We millenials have been blessed by so many things and unlimited RAM and Computation is one of them!

Professor Charles Leiserson says that Performance Engineering is a lost art. Having never thought about squeezing performance from the system, I agree with him.

Introduction and Hardware Specs

In this write-up, I will share my story in which I decided to implement efficient Matrix Multiplication.

I did my experiments on aws c4.8xlarge. It has 36 vCPUs and 60 GiB of Memory. I know this looks quite heavy machine to do experiments, but you will get to know soon why I chose this machine. The ec2 instance also has 2.9 GHz Intel Xeon E5–2666 v3 Processor and Intel AVX†, Intel AVX2†, Intel Turbo.

In case you are wondering, Intel AVX1/2 is 256/512-bit instruction set extensions designed for applications that are Floating Point (FP) intensive such as Image processing, Financial data analytics etc.

reference github repo —

Defining a baseline

We start the experiment by implementing a matrix multiplication on two 4096x4096 sized matrix in python.

Python implementation can be found here.

In this baseline code, I simply looped over all the elements —

for i in tqdm(range(n)):    
for j in range(n):
for k in range(n):
C[i][j] += A[i][k] * B[k][j]

In order to complete the processing, this code took around 6 hours!

Screenshot of htop

We can see that only 1 core was being used by python3. Now, can we do better?

Rewriting in cpp

I wrote the exact code in cpp, you can find the implementation here.

We found out it took 1363.172706 sec, that is 22 mins!

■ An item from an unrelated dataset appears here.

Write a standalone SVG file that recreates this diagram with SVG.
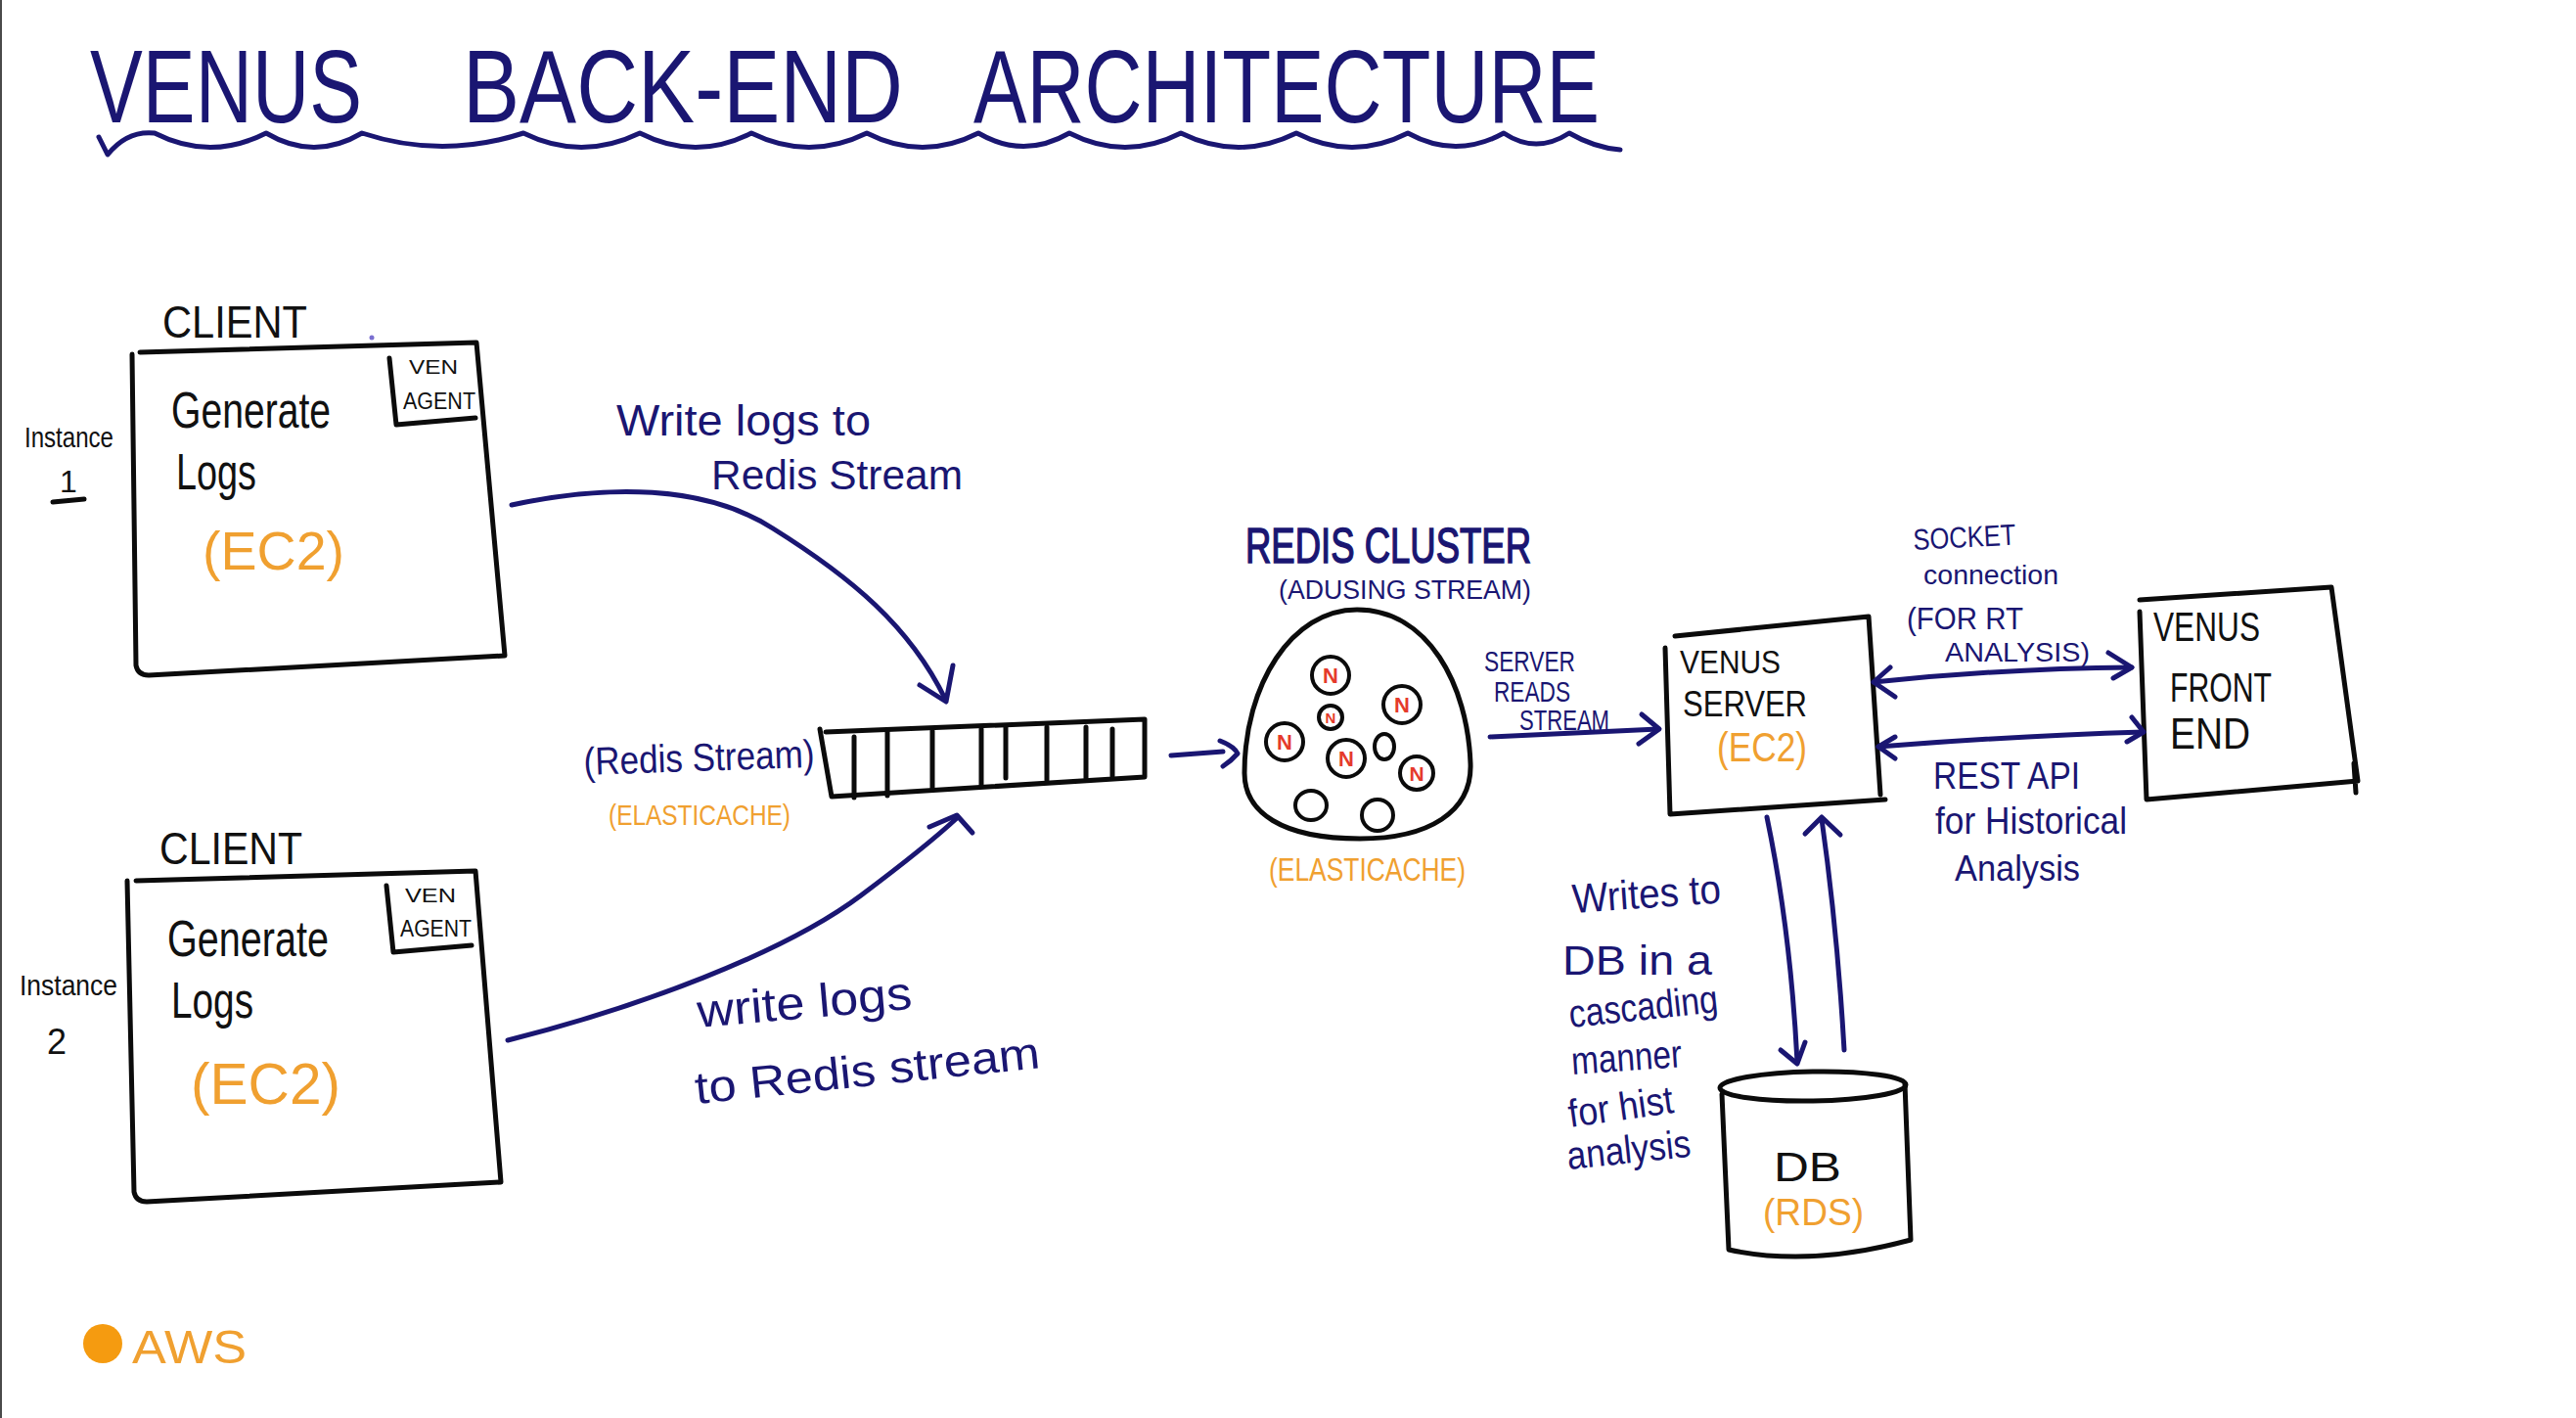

However, this also uses only 1 core.

The following can be the reason why we got 16x times improvement from our baseline —

  • cpp is compiled whereas python is interpreted

Valgrind magic

We used the cachegrind tool available in valgrind and found out that the cache miss rate was really high!

valgrind --tools=cachegrind ./m.out

We did a little bit of research here and found out that if we change the loop order it keeps the correctness while the speed increase because cache hit increases.

for(int i = 0; i < n; ++i) {        
for(int k = 0; k < n; ++k) {
for(int j = 0; j < n; ++j) {
C[i][j] += A[i][k] * B[k][j];

Note — we changed the order of j and k!

We then measured the performance of this matrix multiplication. The code took 254 sec, i.e 4 mins!

This is 90x improvement from the baseline model!

Some Compiler Help

There are some optimization levels which you can pass while compiling your code.

You can read about it more here —

We now compiled the code with O3 flag.

g++ -O3 code.cpp -o code.out

The code took 46 seconds to multiply two 4096x4096 sized matrices.

This is around 500x times improvement from the baseline model!

SIMD — Let’s Parallelize

Okay, so far we had been using single cpu of a 36 cpu giant!

In order to parallelize the matrix multiplication, we used openmp.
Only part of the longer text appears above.